BatchNormalization: Normalizes the activations of the previous layer, stabilizing and accelerating training.
Reshape: Reshapes outputs to a target shape.

2. Activation Functions

Activation functions introduce non-linearity, allowing neural networks to learn complex relationships. They are typically applied after the linear transformation of a layer.

Common Activation Functions:

ReLU (Rectified Linear Unit): f(x) = max(0, x). Most common for hidden layers.
Sigmoid: f(x) = 1 / (1 + exp(-x)). Squashes output to [0, 1]. Often used in binary classification output layers.
Tanh (Hyperbolic Tangent): f(x) = (exp(x) - exp(-x)) / (exp(x) + exp(-x)). Squashes output to [-1, 1].
Softmax: f(x_i) = exp(x_i) / sum(exp(x_j)). Converts a vector of numbers into a probability distribution. Often used in multi-class classification output layers.

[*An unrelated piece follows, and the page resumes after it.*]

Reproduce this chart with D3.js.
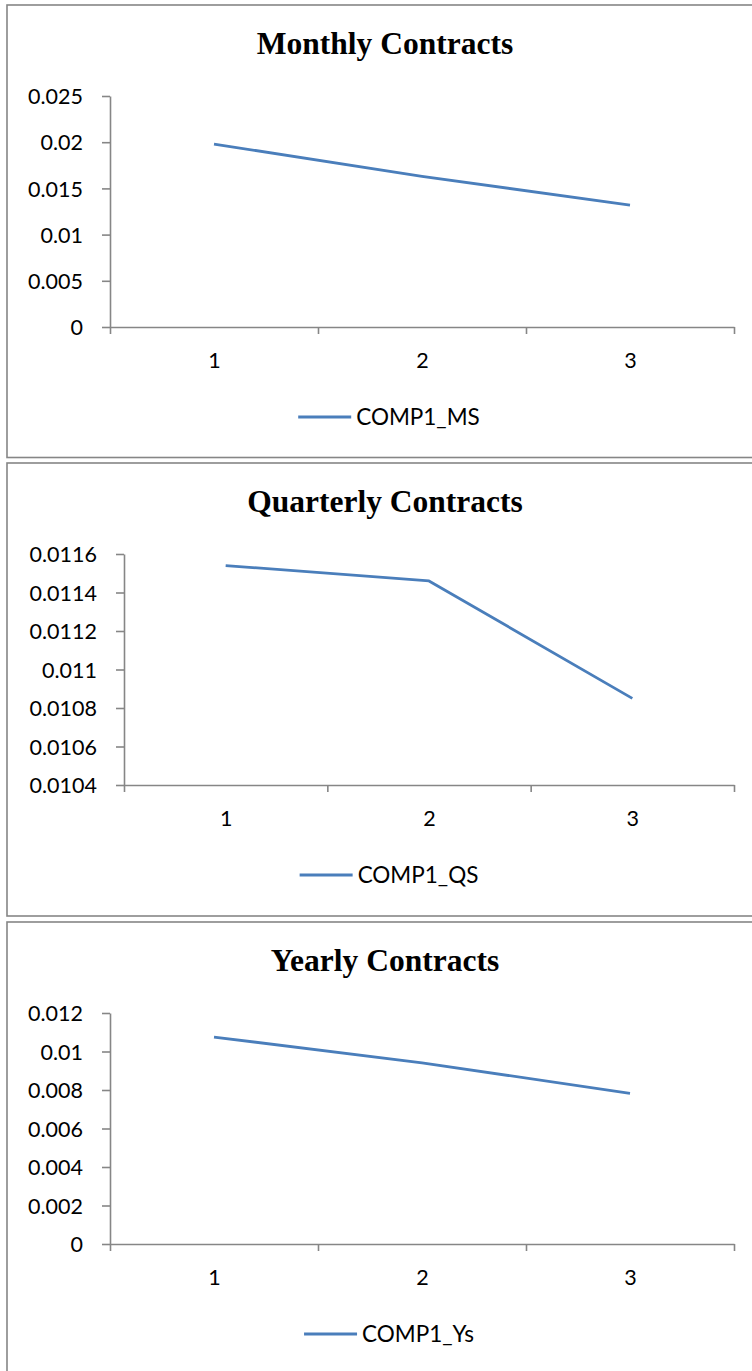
<!DOCTYPE html>
<html>
<head>
<meta charset="utf-8">
<script src="https://cdn.jsdelivr.net/npm/d3@7"></script>
<style>
  html, body { margin: 0; padding: 0; background: #fff; }
  svg { display: block; }
</style>
</head>
<body>
<script>
// Categories shared by all three panels
const categories = [1, 2, 3];

// Series values
const monthlyValues = [0.0198, 0.0163, 0.0132];
const quarterlyValues = [0.01154, 0.01146, 0.01085];
const yearlyValues = [0.01075, 0.00941, 0.00783];

// Y tick labels per panel
const monthlyTicks = ["0", "0.005", "0.01", "0.015", "0.02", "0.025"];
const quarterlyTicks = ["0.0104", "0.0106", "0.0108", "0.011", "0.0112", "0.0114", "0.0116"];
const yearlyTicks = ["0", "0.002", "0.004", "0.006", "0.008", "0.01", "0.012"];

// Titles and series names
const titles = ["Monthly Contracts", "Quarterly Contracts", "Yearly Contracts"];
const seriesNames = ["COMP1_MS", "COMP1_QS", "COMP1_Ys"];

const W = 752, H = 1371;
const LINE_COLOR = "#4a7ebb";
const AXIS_COLOR = "#868686";
const LABEL_FONT = "Lato, 'Open Sans', sans-serif";

const panels = [
  { top: 5,   height: 452.5, axisLeft: 110, values: monthlyValues,   ticks: monthlyTicks },
  { top: 463, height: 453,   axisLeft: 124, values: quarterlyValues, ticks: quarterlyTicks },
  { top: 922, height: 460,   axisLeft: 110, values: yearlyValues,    ticks: yearlyTicks }
];

const svg = d3.select("body").append("svg")
  .attr("width", W).attr("height", H);

panels.forEach((p, i) => {
  const g = svg.append("g").attr("transform", `translate(0,${p.top})`);

  // Panel frame
  g.append("rect")
    .attr("x", 7).attr("y", 0)
    .attr("width", W + 10).attr("height", p.height)
    .attr("fill", "#fff")
    .attr("stroke", AXIS_COLOR).attr("stroke-width", 1.6);

  // Title
  g.append("text")
    .attr("x", 385).attr("y", 49)
    .attr("text-anchor", "middle")
    .attr("font-family", "'Liberation Serif', 'Times New Roman', serif")
    .attr("font-weight", "bold")
    .attr("font-size", 31.5)
    .attr("fill", "#000")
    .text(titles[i]);

  const plotTop = 91, plotBottom = 322;
  const tickNums = p.ticks.map(Number);
  const y = d3.scaleLinear()
    .domain([d3.min(tickNums), d3.max(tickNums)])
    .range([plotBottom, plotTop]);
  const x = d3.scaleLinear()
    .domain([0.5, categories.length + 0.5])
    .range([p.axisLeft, 734]);

  // Y axis
  const yAxis = d3.axisLeft(y)
    .tickValues(tickNums)
    .tickFormat((d, k) => p.ticks[k])
    .tickSize(8).tickSizeOuter(0).tickPadding(19);
  const yg = g.append("g").attr("transform", `translate(${p.axisLeft},0)`).call(yAxis);
  yg.select(".domain").attr("stroke", AXIS_COLOR).attr("stroke-width", 1.6);
  yg.selectAll(".tick line").attr("stroke", AXIS_COLOR).attr("stroke-width", 1.6);
  yg.selectAll(".tick text")
    .attr("font-family", LABEL_FONT).attr("font-size", 21.5)
    .attr("fill", "#000").attr("dy", "0.36em");

  // X axis: tick marks between categories
  const boundaries = d3.range(categories.length + 1).map(k => k + 0.5);
  const xAxis = d3.axisBottom(x)
    .tickValues(boundaries)
    .tickFormat("")
    .tickSize(7).tickSizeOuter(0);
  const xg = g.append("g").attr("transform", `translate(0,${plotBottom})`).call(xAxis);
  xg.select(".domain").attr("stroke", AXIS_COLOR).attr("stroke-width", 1.6);
  xg.selectAll(".tick line").attr("stroke", AXIS_COLOR).attr("stroke-width", 1.6);

  // Category labels
  const xLabels = d3.axisBottom(x)
    .tickValues(categories)
    .tickFormat(d3.format("d"))
    .tickSize(0).tickPadding(26);
  const xl = g.append("g").attr("transform", `translate(0,${plotBottom})`).call(xLabels);
  xl.select(".domain").remove();
  xl.selectAll(".tick text")
    .attr("font-family", LABEL_FONT).attr("font-size", 21.5).attr("fill", "#000");

  // Series line
  const line = d3.line()
    .x((d, k) => x(categories[k]))
    .y(d => y(d));
  g.append("path")
    .datum(p.values)
    .attr("d", line)
    .attr("fill", "none")
    .attr("stroke", LINE_COLOR)
    .attr("stroke-width", 2.8)
    .attr("stroke-linejoin", "round");

  // Legend
  const legend = g.append("g").attr("transform", "translate(0,412)");
  const text = legend.append("text")
    .attr("x", 0).attr("y", 0).attr("dy", "0.36em")
    .attr("font-family", LABEL_FONT).attr("font-size", 22.5).attr("fill", "#000")
    .text(seriesNames[i]);
  const tw = text.node().getComputedTextLength();
  const lineLen = 53, gap = 5;
  const total = lineLen + gap + tw;
  const startX = 389 - total / 2;
  legend.append("line")
    .attr("x1", startX).attr("x2", startX + lineLen)
    .attr("y1", 0).attr("y2", 0)
    .attr("stroke", LINE_COLOR).attr("stroke-width", 2.8);
  text.attr("x", startX + lineLen + gap);
});
</script>
</body>
</html>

Using Activation Functions:

As a parameter to a layer: python model = keras.Sequential([ layers.Dense(64, activation='relu', input_shape=(10,)), layers.Dense(1, activation='sigmoid') ])
As a separate Activation layer: python model = keras.Sequential([ layers.Dense(64, input_shape=(10,)), layers.Activation('relu'), # Explicit activation layer layers.Dense(1), layers.Activation('sigmoid') ]) This is less common for simple activations but can be useful for more complex custom activations or when combining layers.

3. Custom Layers

For specialized operations not available in built-in layers, you can create custom layers by subclassing tf.keras.layers.Layer.

import tensorflow as tf
from tensorflow import keras
from tensorflow.keras import layers
import numpy as np

class MyCustomLayer(layers.Layer):
    def __init__(self, output_dim, **kwargs):
        super(MyCustomLayer, self).__init__(**kwargs)
        self.output_dim = output_dim

    def build(self, input_shape):
        # Create a trainable weight variable for this layer.
        self.kernel = self.add_weight(name='kernel',
                                      shape=(input_shape[-1], self.output_dim),
                                      initializer='uniform',
                                      trainable=True)
        super(MyCustomLayer, self).build(input_shape) # Be sure to call this at the end

    def call(self, inputs):
        # Define the layer's logic
        return tf.matmul(inputs, self.kernel)

    def get_config(self):
        config = super(MyCustomLayer, self).get_config()
        config.update({"output_dim": self.output_dim})
        return config

# Example using the custom layer
model_custom = keras.Sequential([
    layers.InputLayer(input_shape=(10,)),
    MyCustomLayer(output_dim=5),
    layers.Activation('relu'),
    layers.Dense(1, activation='sigmoid')
])
model_custom.summary()

Further Topics:

Regularization layers (L1L2, ActivityRegularization)
Constraint layers (max_norm, unit_norm)
Advanced activation functions (LeakyReLU, ELU, PReLU)
Merge layers (Add, Subtract, Multiply) in the Functional API
Pre-trained layers for transfer learning.

Understanding the various Keras layers and activation functions is essential for designing and implementing effective neural network architectures for different machine learning tasks.